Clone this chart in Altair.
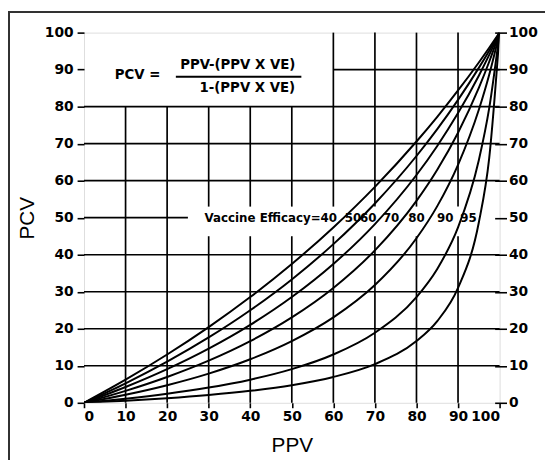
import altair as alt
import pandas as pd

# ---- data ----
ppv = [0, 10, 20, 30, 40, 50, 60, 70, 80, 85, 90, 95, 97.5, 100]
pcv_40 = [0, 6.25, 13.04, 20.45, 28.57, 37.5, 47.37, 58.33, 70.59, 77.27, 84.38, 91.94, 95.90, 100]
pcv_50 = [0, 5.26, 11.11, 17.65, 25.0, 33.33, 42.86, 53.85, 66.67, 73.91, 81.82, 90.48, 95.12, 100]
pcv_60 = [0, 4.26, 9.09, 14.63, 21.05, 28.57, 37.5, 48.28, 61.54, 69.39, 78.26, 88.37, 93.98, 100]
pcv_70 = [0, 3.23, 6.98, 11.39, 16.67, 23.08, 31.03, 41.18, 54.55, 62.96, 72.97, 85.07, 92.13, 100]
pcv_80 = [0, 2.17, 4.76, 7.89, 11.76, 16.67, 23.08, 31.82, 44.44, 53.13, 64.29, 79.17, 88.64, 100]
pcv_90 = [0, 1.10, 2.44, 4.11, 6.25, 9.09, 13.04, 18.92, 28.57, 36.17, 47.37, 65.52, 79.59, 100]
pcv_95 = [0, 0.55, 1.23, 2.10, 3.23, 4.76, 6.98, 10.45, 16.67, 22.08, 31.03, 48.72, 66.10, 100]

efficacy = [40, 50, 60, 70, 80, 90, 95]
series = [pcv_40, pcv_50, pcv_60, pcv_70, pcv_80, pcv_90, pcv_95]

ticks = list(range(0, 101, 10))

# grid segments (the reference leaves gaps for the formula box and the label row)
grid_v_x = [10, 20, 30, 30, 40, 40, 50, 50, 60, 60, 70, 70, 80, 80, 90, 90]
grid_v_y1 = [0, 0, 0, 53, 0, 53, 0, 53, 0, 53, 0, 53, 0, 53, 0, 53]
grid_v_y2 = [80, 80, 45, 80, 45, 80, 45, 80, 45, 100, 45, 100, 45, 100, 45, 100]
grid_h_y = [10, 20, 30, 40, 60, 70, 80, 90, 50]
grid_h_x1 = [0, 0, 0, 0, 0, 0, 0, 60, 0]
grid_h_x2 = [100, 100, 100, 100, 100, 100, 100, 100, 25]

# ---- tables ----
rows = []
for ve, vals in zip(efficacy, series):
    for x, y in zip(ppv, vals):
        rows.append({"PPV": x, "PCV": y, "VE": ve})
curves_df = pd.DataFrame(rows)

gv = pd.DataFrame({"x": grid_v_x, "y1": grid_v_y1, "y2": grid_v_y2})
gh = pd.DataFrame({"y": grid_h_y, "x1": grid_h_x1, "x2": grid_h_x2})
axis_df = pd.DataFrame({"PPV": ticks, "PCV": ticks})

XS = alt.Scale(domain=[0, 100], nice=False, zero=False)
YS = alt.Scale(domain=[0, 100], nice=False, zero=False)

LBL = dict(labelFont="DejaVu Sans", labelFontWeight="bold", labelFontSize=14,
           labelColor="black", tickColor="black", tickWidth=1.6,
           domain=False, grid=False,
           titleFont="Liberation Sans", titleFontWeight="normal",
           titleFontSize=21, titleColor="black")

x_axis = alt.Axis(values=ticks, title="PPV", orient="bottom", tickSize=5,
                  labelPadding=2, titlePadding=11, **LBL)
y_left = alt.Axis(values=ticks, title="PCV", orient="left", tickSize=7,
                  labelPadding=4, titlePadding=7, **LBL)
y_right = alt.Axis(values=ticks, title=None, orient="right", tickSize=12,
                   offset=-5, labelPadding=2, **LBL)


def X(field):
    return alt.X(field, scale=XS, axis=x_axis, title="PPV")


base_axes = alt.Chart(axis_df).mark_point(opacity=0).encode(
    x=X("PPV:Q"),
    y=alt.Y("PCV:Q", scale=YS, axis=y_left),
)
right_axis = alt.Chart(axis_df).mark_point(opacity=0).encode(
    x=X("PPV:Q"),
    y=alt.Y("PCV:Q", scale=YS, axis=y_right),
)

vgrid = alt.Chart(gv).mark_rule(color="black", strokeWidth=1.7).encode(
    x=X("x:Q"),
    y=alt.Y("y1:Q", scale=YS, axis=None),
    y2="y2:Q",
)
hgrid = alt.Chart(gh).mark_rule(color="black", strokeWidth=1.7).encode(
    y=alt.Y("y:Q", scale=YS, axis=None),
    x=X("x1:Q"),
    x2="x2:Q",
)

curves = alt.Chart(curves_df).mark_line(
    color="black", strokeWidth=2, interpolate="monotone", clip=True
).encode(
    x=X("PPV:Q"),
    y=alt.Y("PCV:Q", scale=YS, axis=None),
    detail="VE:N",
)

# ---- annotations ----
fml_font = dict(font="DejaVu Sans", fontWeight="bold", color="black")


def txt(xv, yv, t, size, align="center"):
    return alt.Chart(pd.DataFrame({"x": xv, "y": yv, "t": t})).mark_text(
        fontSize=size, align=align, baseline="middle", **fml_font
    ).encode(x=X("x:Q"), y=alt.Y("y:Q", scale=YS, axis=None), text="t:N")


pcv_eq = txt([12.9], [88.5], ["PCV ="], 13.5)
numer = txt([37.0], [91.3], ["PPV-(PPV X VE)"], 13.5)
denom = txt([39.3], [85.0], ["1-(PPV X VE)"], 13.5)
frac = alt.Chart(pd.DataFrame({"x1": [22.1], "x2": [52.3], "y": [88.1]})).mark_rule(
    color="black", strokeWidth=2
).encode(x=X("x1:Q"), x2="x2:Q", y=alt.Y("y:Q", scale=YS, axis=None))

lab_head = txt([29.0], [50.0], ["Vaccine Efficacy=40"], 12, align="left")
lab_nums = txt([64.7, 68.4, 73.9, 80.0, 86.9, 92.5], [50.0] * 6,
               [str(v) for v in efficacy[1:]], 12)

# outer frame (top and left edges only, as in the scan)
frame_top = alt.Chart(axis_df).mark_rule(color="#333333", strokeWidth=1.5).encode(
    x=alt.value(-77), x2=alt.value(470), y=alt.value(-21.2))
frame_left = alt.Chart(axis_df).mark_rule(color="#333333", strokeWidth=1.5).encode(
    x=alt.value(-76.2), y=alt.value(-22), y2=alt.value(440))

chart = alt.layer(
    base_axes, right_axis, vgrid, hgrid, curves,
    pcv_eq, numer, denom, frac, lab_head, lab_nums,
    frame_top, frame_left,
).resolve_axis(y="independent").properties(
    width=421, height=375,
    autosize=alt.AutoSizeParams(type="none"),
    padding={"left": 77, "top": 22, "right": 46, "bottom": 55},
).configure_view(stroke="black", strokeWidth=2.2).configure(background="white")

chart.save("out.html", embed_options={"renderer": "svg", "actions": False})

--- TO DO ---
Transcribe the material exactly, leaving every picture out.

--- FINAL ANSWER ---
Clone this chart in Altair.
import altair as alt
import pandas as pd

# ---- data ----
ppv = [0, 10, 20, 30, 40, 50, 60, 70, 80, 85, 90, 95, 97.5, 100]
pcv_40 = [0, 6.25, 13.04, 20.45, 28.57, 37.5, 47.37, 58.33, 70.59, 77.27, 84.38, 91.94, 95.90, 100]
pcv_50 = [0, 5.26, 11.11, 17.65, 25.0, 33.33, 42.86, 53.85, 66.67, 73.91, 81.82, 90.48, 95.12, 100]
pcv_60 = [0, 4.26, 9.09, 14.63, 21.05, 28.57, 37.5, 48.28, 61.54, 69.39, 78.26, 88.37, 93.98, 100]
pcv_70 = [0, 3.23, 6.98, 11.39, 16.67, 23.08, 31.03, 41.18, 54.55, 62.96, 72.97, 85.07, 92.13, 100]
pcv_80 = [0, 2.17, 4.76, 7.89, 11.76, 16.67, 23.08, 31.82, 44.44, 53.13, 64.29, 79.17, 88.64, 100]
pcv_90 = [0, 1.10, 2.44, 4.11, 6.25, 9.09, 13.04, 18.92, 28.57, 36.17, 47.37, 65.52, 79.59, 100]
pcv_95 = [0, 0.55, 1.23, 2.10, 3.23, 4.76, 6.98, 10.45, 16.67, 22.08, 31.03, 48.72, 66.10, 100]

efficacy = [40, 50, 60, 70, 80, 90, 95]
series = [pcv_40, pcv_50, pcv_60, pcv_70, pcv_80, pcv_90, pcv_95]

ticks = list(range(0, 101, 10))

# grid segments (the reference leaves gaps for the formula box and the label row)
grid_v_x = [10, 20, 30, 30, 40, 40, 50, 50, 60, 60, 70, 70, 80, 80, 90, 90]
grid_v_y1 = [0, 0, 0, 53, 0, 53, 0, 53, 0, 53, 0, 53, 0, 53, 0, 53]
grid_v_y2 = [80, 80, 45, 80, 45, 80, 45, 80, 45, 100, 45, 100, 45, 100, 45, 100]
grid_h_y = [10, 20, 30, 40, 60, 70, 80, 90, 50]
grid_h_x1 = [0, 0, 0, 0, 0, 0, 0, 60, 0]
grid_h_x2 = [100, 100, 100, 100, 100, 100, 100, 100, 25]

# ---- tables ----
rows = []
for ve, vals in zip(efficacy, series):
    for x, y in zip(ppv, vals):
        rows.append({"PPV": x, "PCV": y, "VE": ve})
curves_df = pd.DataFrame(rows)

gv = pd.DataFrame({"x": grid_v_x, "y1": grid_v_y1, "y2": grid_v_y2})
gh = pd.DataFrame({"y": grid_h_y, "x1": grid_h_x1, "x2": grid_h_x2})
axis_df = pd.DataFrame({"PPV": ticks, "PCV": ticks})

XS = alt.Scale(domain=[0, 100], nice=False, zero=False)
YS = alt.Scale(domain=[0, 100], nice=False, zero=False)

LBL = dict(labelFont="DejaVu Sans", labelFontWeight="bold", labelFontSize=14,
           labelColor="black", tickColor="black", tickWidth=1.6,
           domain=False, grid=False,
           titleFont="Liberation Sans", titleFontWeight="normal",
           titleFontSize=21, titleColor="black")

x_axis = alt.Axis(values=ticks, title="PPV", orient="bottom", tickSize=5,
                  labelPadding=2, titlePadding=11, **LBL)
y_left = alt.Axis(values=ticks, title="PCV", orient="left", tickSize=7,
                  labelPadding=4, titlePadding=7, **LBL)
y_right = alt.Axis(values=ticks, title=None, orient="right", tickSize=12,
                   offset=-5, labelPadding=2, **LBL)


def X(field):
    return alt.X(field, scale=XS, axis=x_axis, title="PPV")


base_axes = alt.Chart(axis_df).mark_point(opacity=0).encode(
    x=X("PPV:Q"),
    y=alt.Y("PCV:Q", scale=YS, axis=y_left),
)
right_axis = alt.Chart(axis_df).mark_point(opacity=0).encode(
    x=X("PPV:Q"),
    y=alt.Y("PCV:Q", scale=YS, axis=y_right),
)

vgrid = alt.Chart(gv).mark_rule(color="black", strokeWidth=1.7).encode(
    x=X("x:Q"),
    y=alt.Y("y1:Q", scale=YS, axis=None),
    y2="y2:Q",
)
hgrid = alt.Chart(gh).mark_rule(color="black", strokeWidth=1.7).encode(
    y=alt.Y("y:Q", scale=YS, axis=None),
    x=X("x1:Q"),
    x2="x2:Q",
)

curves = alt.Chart(curves_df).mark_line(
    color="black", strokeWidth=2, interpolate="monotone", clip=True
).encode(
    x=X("PPV:Q"),
    y=alt.Y("PCV:Q", scale=YS, axis=None),
    detail="VE:N",
)

# ---- annotations ----
fml_font = dict(font="DejaVu Sans", fontWeight="bold", color="black")


def txt(xv, yv, t, size, align="center"):
    return alt.Chart(pd.DataFrame({"x": xv, "y": yv, "t": t})).mark_text(
        fontSize=size, align=align, baseline="middle", **fml_font
    ).encode(x=X("x:Q"), y=alt.Y("y:Q", scale=YS, axis=None), text="t:N")


pcv_eq = txt([12.9], [88.5], ["PCV ="], 13.5)
numer = txt([37.0], [91.3], ["PPV-(PPV X VE)"], 13.5)
denom = txt([39.3], [85.0], ["1-(PPV X VE)"], 13.5)
frac = alt.Chart(pd.DataFrame({"x1": [22.1], "x2": [52.3], "y": [88.1]})).mark_rule(
    color="black", strokeWidth=2
).encode(x=X("x1:Q"), x2="x2:Q", y=alt.Y("y:Q", scale=YS, axis=None))

lab_head = txt([29.0], [50.0], ["Vaccine Efficacy=40"], 12, align="left")
lab_nums = txt([64.7, 68.4, 73.9, 80.0, 86.9, 92.5], [50.0] * 6,
               [str(v) for v in efficacy[1:]], 12)

# outer frame (top and left edges only, as in the scan)
frame_top = alt.Chart(axis_df).mark_rule(color="#333333", strokeWidth=1.5).encode(
    x=alt.value(-77), x2=alt.value(470), y=alt.value(-21.2))
frame_left = alt.Chart(axis_df).mark_rule(color="#333333", strokeWidth=1.5).encode(
    x=alt.value(-76.2), y=alt.value(-22), y2=alt.value(440))

chart = alt.layer(
    base_axes, right_axis, vgrid, hgrid, curves,
    pcv_eq, numer, denom, frac, lab_head, lab_nums,
    frame_top, frame_left,
).resolve_axis(y="independent").properties(
    width=421, height=375,
    autosize=alt.AutoSizeParams(type="none"),
    padding={"left": 77, "top": 22, "right": 46, "bottom": 55},
).configure_view(stroke="black", strokeWidth=2.2).configure(background="white")

chart.save("out.html", embed_options={"renderer": "svg", "actions": False})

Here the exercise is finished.